**WHAT YOU SHOULD DO:**
List each line of the data that holds the string "draw".

— START COLLECTED MATERIAL —

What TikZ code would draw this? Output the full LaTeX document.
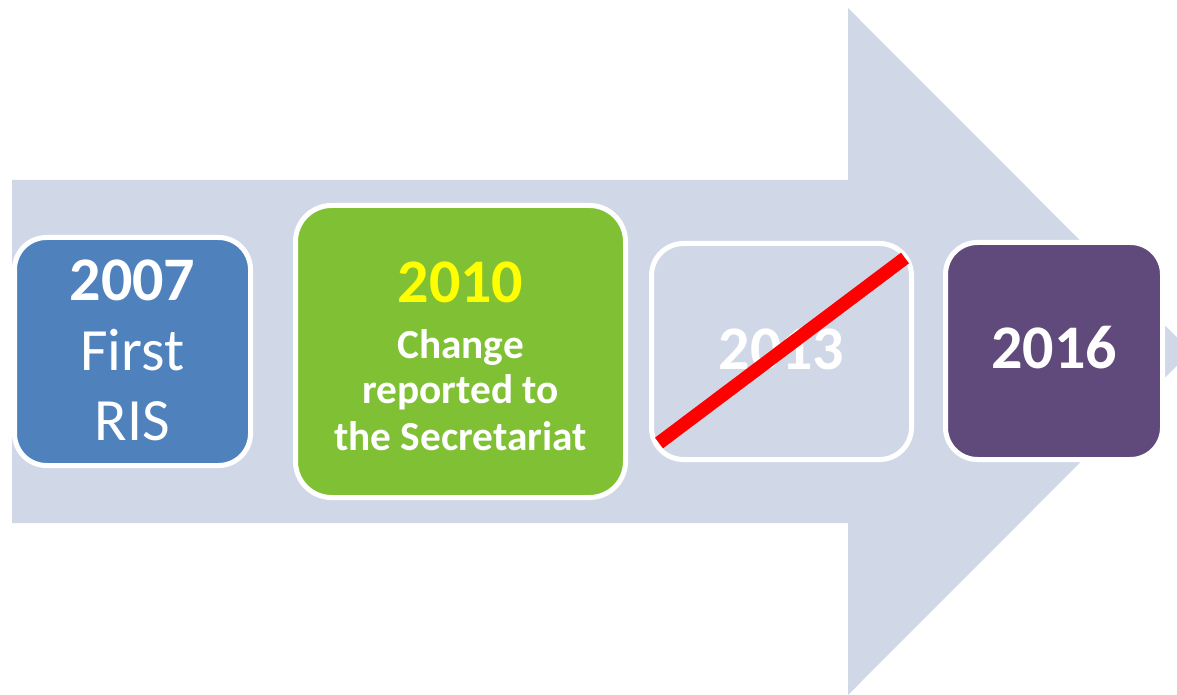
\documentclass[tikz,border=0pt]{standalone}
\usepackage{fontspec}
\setmainfont{Carlito}
\definecolor{arrowc}{HTML}{D0D8E8}
\definecolor{bluec}{HTML}{4F81BD}
\definecolor{greenc}{HTML}{80C034}
\definecolor{purplec}{HTML}{604A7B}
\definecolor{yelc}{HTML}{FFFF00}
\definecolor{redc}{HTML}{FF0000}
\tikzset{
  box/.style={draw=white, line width=3.75pt, rounded corners=24pt, inner sep=0pt},
  yr/.style={anchor=base, inner sep=0pt, text=white, font=\bfseries\fontsize{46.5}{56}\selectfont},
  big/.style={anchor=base, inner sep=0pt, text=white, font=\fontsize{45}{54}\selectfont},
  small/.style={anchor=base, inner sep=0pt, text=white, font=\bfseries\fontsize{31}{37}\selectfont},
}
\begin{document}
\begin{tikzpicture}[x=0.75pt,y=-0.75pt]
\useasboundingbox (0,0) rectangle (1177,695);
\clip (0,0) rectangle (1177,695);
% big arrow
\fill[arrowc] (12,180) -- (848,180) -- (848,8) -- (1191,351.5) -- (848,695) -- (848,523) -- (12,523) -- cycle;
% boxes
\node[box, fill=bluec, minimum width=177pt, minimum height=171pt] (b1) at (132.5,351.5) {};
\node[box, fill=greenc, minimum width=247.5pt, minimum height=219pt, rounded corners=27pt] (b2) at (460.5,351.5) {};
\node[box, minimum width=195pt, minimum height=162pt] (b3) at (781.5,351.5) {};
\node[box, fill=purplec, minimum width=162.75pt, minimum height=162.75pt] (b4) at (1054,351) {};
% texts
\node[yr] (t1a) at (132.5,300) {2007};
\node[big] (t1b) at (132.5,370) {First};
\node[big] (t1c) at (132.5,440) {RIS};
\node[yr, text=yelc] (t2a) at (460.5,302) {2010};
\node[small] (t2b) at (460.5,358) {Change};
\node[small] (t2c) at (460.5,403) {reported to};
\node[small] (t2d) at (460.5,450) {the Secretariat};
\node[yr] (t3) at (781.5,369) {2013};
\node[yr] (t4) at (1054,368) {2016};
% strike-through
\coordinate (s1) at (659,443);
\coordinate (s2) at (905,258);
\draw[redc, line width=10pt] (s1) -- (s2);
\end{tikzpicture}
\end{document}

— END COLLECTED MATERIAL —

**FINISHED EXERCISE:**
What TikZ code would draw this? Output the full LaTeX document.
  box/.style={draw=white, line width=3.75pt, rounded corners=24pt, inner sep=0pt},
\draw[redc, line width=10pt] (s1) -- (s2);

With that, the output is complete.